Концепцию постиндустриализма Запада нельзя брать в отрыве от всей доктрины глобализации, которая протекает в духе неолиберализма. Из нее исключен тот универсалистский смысл, который был присущ проекту Просвещения, но категорически противоречит замыслу глобализации как Нового мирового порядка. Эта доктрина приобрела конфронтационный характер и вступает в конфликт с интересами и идеалами большинства человечества. Поэтому некоторые авторы в России вообще предлагают считать концепцию постиндустриализма симулякром, выполняющим идеологическую функцию и не имеющим реального содержания.

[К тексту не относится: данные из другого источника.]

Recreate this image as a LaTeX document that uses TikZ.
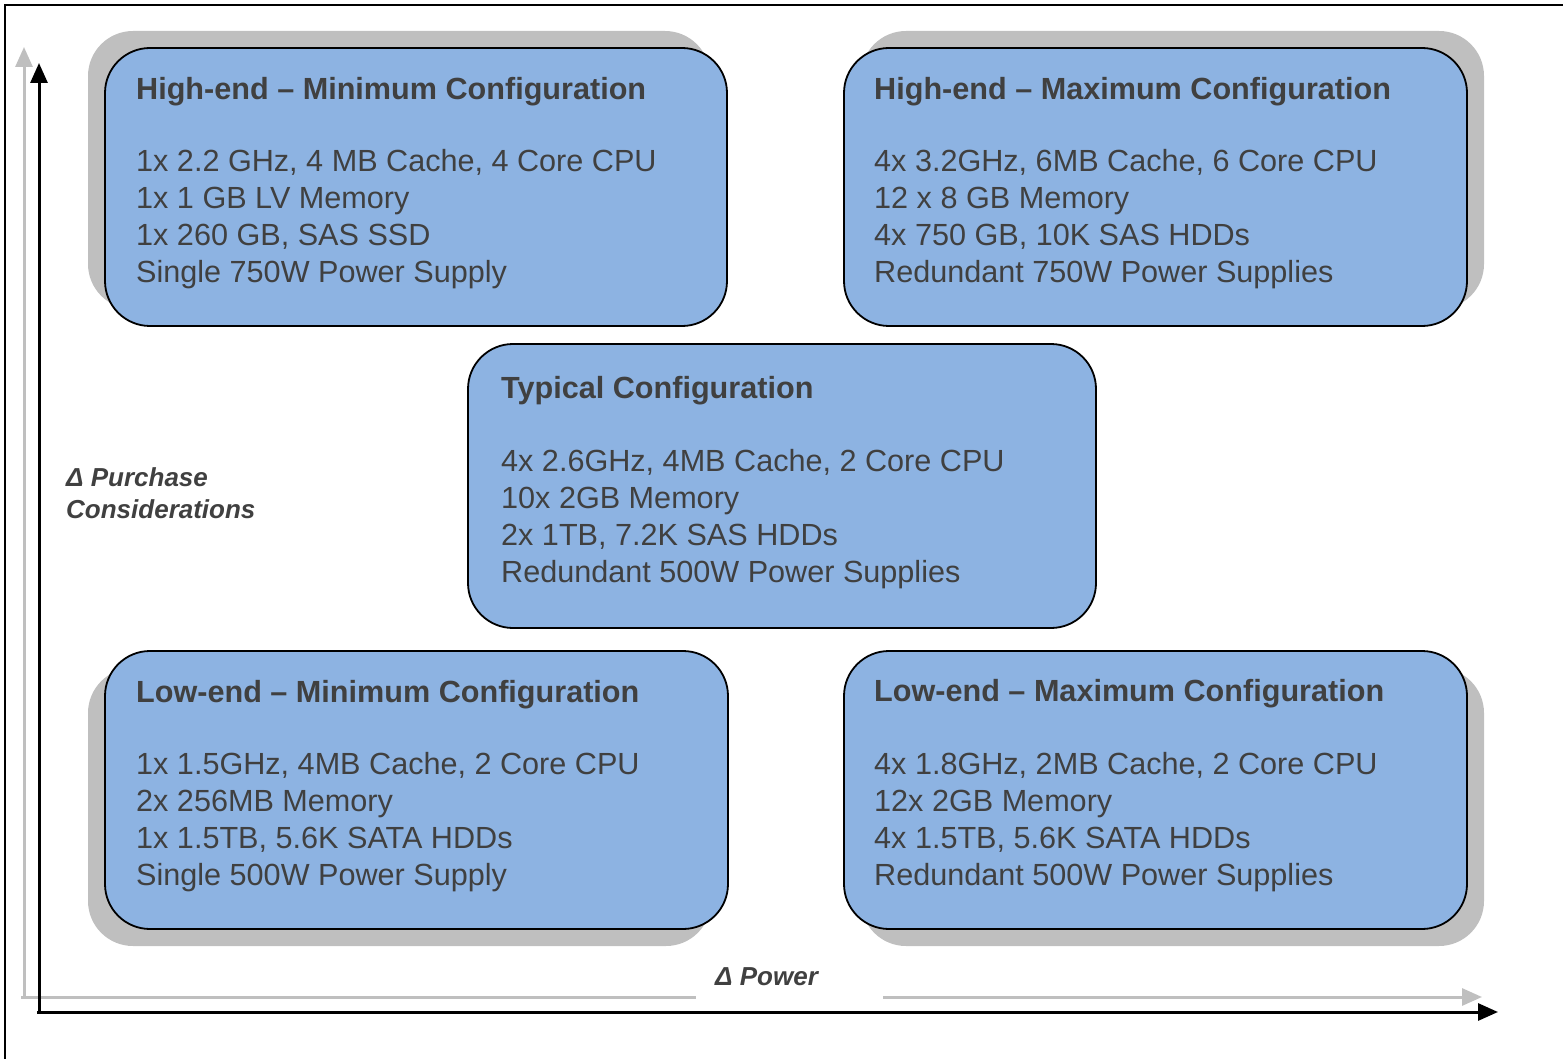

Но предмет более сложен. Как и в случае индустриализма, надо различать в нем и систему реальных социальных и культурных форм, набирающих силу в жизнеустройстве современного общества во всем мире (и прежде всего на самом Западе), и систему идеологических конструкций, интенсивно используемых в политической практике – как внутри западного общества, так и в программе глобализации.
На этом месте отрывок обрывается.